• [DESCRIPTION OF THE TASK]
Find each line containing the string "chart". Copy it.

• [DATA EXTRACT]
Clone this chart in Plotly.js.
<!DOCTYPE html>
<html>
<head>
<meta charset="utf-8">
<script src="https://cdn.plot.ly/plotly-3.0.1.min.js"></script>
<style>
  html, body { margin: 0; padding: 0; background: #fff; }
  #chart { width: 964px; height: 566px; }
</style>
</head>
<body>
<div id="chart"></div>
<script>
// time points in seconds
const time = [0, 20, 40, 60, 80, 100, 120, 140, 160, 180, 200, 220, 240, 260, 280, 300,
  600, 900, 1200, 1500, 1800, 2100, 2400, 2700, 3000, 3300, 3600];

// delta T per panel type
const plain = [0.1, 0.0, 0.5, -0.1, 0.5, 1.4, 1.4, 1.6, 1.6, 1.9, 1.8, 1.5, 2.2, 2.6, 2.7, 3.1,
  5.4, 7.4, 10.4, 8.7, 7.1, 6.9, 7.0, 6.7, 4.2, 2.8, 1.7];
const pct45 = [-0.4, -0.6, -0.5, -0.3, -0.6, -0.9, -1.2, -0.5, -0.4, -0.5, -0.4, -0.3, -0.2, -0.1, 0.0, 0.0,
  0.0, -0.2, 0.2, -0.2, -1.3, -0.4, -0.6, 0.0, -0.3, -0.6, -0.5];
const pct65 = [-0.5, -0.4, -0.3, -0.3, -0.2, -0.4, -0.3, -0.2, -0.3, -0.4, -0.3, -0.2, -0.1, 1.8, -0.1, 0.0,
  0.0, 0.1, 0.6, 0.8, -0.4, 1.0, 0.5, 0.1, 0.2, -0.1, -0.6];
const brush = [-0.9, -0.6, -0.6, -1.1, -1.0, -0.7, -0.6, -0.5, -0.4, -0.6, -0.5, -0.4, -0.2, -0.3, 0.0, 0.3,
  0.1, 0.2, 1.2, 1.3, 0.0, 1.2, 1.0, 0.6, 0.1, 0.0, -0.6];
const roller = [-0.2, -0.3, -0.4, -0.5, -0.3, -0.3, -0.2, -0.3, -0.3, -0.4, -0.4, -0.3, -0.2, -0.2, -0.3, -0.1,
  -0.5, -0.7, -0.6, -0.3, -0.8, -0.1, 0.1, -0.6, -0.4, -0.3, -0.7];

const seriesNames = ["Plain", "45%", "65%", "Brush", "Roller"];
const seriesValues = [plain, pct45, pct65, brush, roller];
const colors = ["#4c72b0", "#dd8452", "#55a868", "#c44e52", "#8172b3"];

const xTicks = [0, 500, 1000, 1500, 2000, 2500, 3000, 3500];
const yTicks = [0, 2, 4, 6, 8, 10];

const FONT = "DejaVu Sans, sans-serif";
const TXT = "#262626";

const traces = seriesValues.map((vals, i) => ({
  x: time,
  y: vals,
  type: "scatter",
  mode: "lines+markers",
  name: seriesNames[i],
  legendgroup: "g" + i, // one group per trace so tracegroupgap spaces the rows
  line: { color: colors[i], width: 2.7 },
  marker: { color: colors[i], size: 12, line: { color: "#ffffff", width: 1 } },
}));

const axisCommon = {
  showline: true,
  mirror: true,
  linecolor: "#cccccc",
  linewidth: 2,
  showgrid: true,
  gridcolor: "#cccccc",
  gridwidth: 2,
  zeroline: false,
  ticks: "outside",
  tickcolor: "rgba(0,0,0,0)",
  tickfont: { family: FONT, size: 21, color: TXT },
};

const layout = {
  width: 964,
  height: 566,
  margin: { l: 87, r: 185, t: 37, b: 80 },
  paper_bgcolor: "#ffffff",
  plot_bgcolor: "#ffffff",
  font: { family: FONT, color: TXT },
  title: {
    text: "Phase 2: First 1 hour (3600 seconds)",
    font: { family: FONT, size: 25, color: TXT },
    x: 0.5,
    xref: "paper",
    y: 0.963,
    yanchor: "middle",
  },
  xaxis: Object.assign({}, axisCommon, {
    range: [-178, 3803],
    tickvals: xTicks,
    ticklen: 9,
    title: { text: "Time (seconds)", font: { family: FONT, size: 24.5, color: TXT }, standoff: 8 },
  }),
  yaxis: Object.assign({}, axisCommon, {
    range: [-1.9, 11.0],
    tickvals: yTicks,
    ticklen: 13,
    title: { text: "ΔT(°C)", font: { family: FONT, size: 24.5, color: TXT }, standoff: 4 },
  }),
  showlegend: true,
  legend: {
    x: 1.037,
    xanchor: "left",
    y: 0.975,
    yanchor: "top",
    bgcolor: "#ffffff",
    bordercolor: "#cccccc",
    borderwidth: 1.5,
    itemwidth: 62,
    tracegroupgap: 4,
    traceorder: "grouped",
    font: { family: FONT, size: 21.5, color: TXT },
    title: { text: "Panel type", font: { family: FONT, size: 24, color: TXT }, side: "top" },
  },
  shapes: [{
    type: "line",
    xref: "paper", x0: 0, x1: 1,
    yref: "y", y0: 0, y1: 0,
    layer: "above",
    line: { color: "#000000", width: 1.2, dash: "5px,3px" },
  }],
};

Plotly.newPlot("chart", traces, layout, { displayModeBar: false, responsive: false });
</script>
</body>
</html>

• [RESPONSE FOR THIS EXERCISE]
Clone this chart in Plotly.js.
  #chart { width: 964px; height: 566px; }
<div id="chart"></div>
Plotly.newPlot("chart", traces, layout, { displayModeBar: false, responsive: false });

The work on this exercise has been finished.